How do I convert a multiple paged PDF into a PNG image per pdf page in Python

1.3k views Asked by At

Amateur Python developer here. I'm working on a project where I take multiple PDfs, each one with varying amounts of pages(1-20ish), and turn them into PNG files to use with pytesseract later.

I'm using pdf2image and poppler on a test pdf that has 3 pages. The problem is that it only converts the last page of the PDF to a PNG. I thought "maybe the program is making the same file name for each pdf page, and with each iteration it rewrites the file until only the last pdf page remains" So I tried to write the program so it would change the file name with each iteration. Here's the code.

from pdf2image import convert_from_path
images = convert_from_path('/Users/jacobpatty/vscode_projects/badger_colors/test_ai/10254_Craigs_Plumbing.pdf', 200)

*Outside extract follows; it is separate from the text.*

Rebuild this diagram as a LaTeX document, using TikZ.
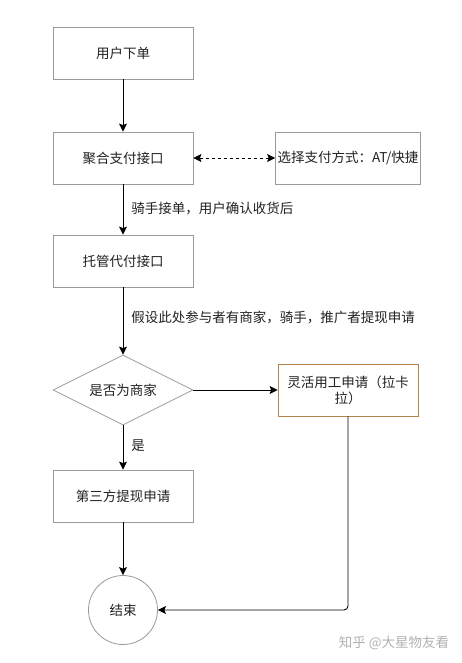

file_name = 'ping_from_ai_test.png'
file_number = 0
for image in images:
    file_number =+ 1
    file_name = 'ping_from_ai_test' + str(file_number) + '.png'
    image.save(file_name)

This failed in 2 ways. It only made 2 png files('ping_from_ai_test.png' and 'ping_from_ai_test1.png') instead of 3, and when I clicked on the png files they were both just the last pdf page again. I don't know what to do at this point, any ideas?

2

There are 2 answers

0
IncredibleReinforcement On BEST ANSWER

Your code is only outputting a single file as far as I can see. The problem is that you have a typo in your code.

The line

file_number =+ 1

is actually an assignment:

file_number = (+1)

This should probably be

file_number += 1

0
JHW On

try this instead of doing for image in images:

for n in range(len(images)):
    images[n].save('test' + str(n) + '.png')

Does that work?